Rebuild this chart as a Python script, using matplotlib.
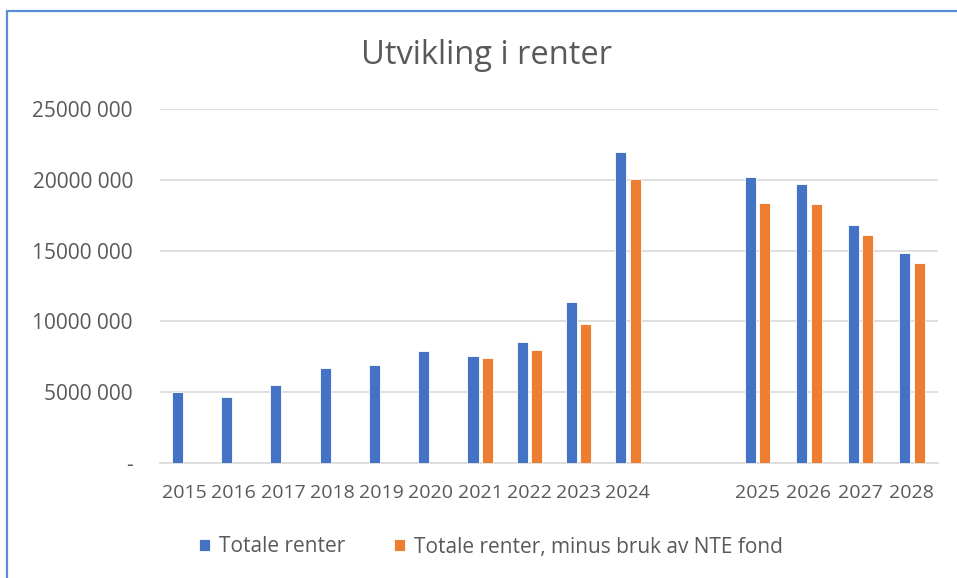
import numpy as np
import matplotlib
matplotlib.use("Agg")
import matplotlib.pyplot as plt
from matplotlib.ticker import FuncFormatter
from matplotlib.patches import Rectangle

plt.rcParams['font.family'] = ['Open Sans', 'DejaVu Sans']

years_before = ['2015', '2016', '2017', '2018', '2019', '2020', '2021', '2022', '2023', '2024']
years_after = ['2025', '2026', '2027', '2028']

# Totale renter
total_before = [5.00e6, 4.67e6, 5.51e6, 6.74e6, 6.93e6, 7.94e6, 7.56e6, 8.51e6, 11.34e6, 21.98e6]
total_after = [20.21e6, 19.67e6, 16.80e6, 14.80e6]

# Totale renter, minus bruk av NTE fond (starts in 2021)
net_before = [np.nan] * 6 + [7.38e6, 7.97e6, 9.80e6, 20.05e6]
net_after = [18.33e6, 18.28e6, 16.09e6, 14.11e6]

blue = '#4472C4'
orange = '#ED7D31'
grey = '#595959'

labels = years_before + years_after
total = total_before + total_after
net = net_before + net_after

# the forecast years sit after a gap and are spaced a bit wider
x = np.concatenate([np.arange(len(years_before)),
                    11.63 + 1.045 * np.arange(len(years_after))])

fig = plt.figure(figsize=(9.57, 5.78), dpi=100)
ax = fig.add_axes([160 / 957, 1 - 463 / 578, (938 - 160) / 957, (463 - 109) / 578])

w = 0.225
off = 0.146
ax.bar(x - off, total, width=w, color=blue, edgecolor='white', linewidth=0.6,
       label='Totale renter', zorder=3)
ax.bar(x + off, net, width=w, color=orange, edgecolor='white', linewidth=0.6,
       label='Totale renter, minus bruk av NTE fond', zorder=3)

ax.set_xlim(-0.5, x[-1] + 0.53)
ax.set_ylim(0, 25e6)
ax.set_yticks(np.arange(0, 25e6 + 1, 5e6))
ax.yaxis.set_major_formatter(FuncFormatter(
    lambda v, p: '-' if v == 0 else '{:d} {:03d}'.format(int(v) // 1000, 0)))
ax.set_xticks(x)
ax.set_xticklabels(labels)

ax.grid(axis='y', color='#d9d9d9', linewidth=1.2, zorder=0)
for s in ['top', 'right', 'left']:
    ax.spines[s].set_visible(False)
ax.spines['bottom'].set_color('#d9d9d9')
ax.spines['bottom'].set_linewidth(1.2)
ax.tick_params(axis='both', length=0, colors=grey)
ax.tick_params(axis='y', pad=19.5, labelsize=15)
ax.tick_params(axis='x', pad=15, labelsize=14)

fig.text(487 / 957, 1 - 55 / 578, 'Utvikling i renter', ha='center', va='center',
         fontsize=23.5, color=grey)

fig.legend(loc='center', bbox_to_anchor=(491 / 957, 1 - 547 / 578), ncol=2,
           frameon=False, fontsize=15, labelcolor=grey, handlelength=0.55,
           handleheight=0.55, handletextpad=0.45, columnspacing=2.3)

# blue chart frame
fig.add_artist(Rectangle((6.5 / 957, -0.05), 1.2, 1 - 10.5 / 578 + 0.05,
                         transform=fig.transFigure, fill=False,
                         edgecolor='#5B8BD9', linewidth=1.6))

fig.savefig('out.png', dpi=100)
━━━━━━━━━━━━━━━━
What is asked. With the pictures left out, transcribe the material exactly.

Reply.
Rebuild this chart as a Python script, using matplotlib.
import numpy as np
import matplotlib
matplotlib.use("Agg")
import matplotlib.pyplot as plt
from matplotlib.ticker import FuncFormatter
from matplotlib.patches import Rectangle

plt.rcParams['font.family'] = ['Open Sans', 'DejaVu Sans']

years_before = ['2015', '2016', '2017', '2018', '2019', '2020', '2021', '2022', '2023', '2024']
years_after = ['2025', '2026', '2027', '2028']

# Totale renter
total_before = [5.00e6, 4.67e6, 5.51e6, 6.74e6, 6.93e6, 7.94e6, 7.56e6, 8.51e6, 11.34e6, 21.98e6]
total_after = [20.21e6, 19.67e6, 16.80e6, 14.80e6]

# Totale renter, minus bruk av NTE fond (starts in 2021)
net_before = [np.nan] * 6 + [7.38e6, 7.97e6, 9.80e6, 20.05e6]
net_after = [18.33e6, 18.28e6, 16.09e6, 14.11e6]

blue = '#4472C4'
orange = '#ED7D31'
grey = '#595959'

labels = years_before + years_after
total = total_before + total_after
net = net_before + net_after

# the forecast years sit after a gap and are spaced a bit wider
x = np.concatenate([np.arange(len(years_before)),
                    11.63 + 1.045 * np.arange(len(years_after))])

fig = plt.figure(figsize=(9.57, 5.78), dpi=100)
ax = fig.add_axes([160 / 957, 1 - 463 / 578, (938 - 160) / 957, (463 - 109) / 578])

w = 0.225
off = 0.146
ax.bar(x - off, total, width=w, color=blue, edgecolor='white', linewidth=0.6,
       label='Totale renter', zorder=3)
ax.bar(x + off, net, width=w, color=orange, edgecolor='white', linewidth=0.6,
       label='Totale renter, minus bruk av NTE fond', zorder=3)

ax.set_xlim(-0.5, x[-1] + 0.53)
ax.set_ylim(0, 25e6)
ax.set_yticks(np.arange(0, 25e6 + 1, 5e6))
ax.yaxis.set_major_formatter(FuncFormatter(
    lambda v, p: '-' if v == 0 else '{:d} {:03d}'.format(int(v) // 1000, 0)))
ax.set_xticks(x)
ax.set_xticklabels(labels)

ax.grid(axis='y', color='#d9d9d9', linewidth=1.2, zorder=0)
for s in ['top', 'right', 'left']:
    ax.spines[s].set_visible(False)
ax.spines['bottom'].set_color('#d9d9d9')
ax.spines['bottom'].set_linewidth(1.2)
ax.tick_params(axis='both', length=0, colors=grey)
ax.tick_params(axis='y', pad=19.5, labelsize=15)
ax.tick_params(axis='x', pad=15, labelsize=14)

fig.text(487 / 957, 1 - 55 / 578, 'Utvikling i renter', ha='center', va='center',
         fontsize=23.5, color=grey)

fig.legend(loc='center', bbox_to_anchor=(491 / 957, 1 - 547 / 578), ncol=2,
           frameon=False, fontsize=15, labelcolor=grey, handlelength=0.55,
           handleheight=0.55, handletextpad=0.45, columnspacing=2.3)

# blue chart frame
fig.add_artist(Rectangle((6.5 / 957, -0.05), 1.2, 1 - 10.5 / 578 + 0.05,
                         transform=fig.transFigure, fill=False,
                         edgecolor='#5B8BD9', linewidth=1.6))

fig.savefig('out.png', dpi=100)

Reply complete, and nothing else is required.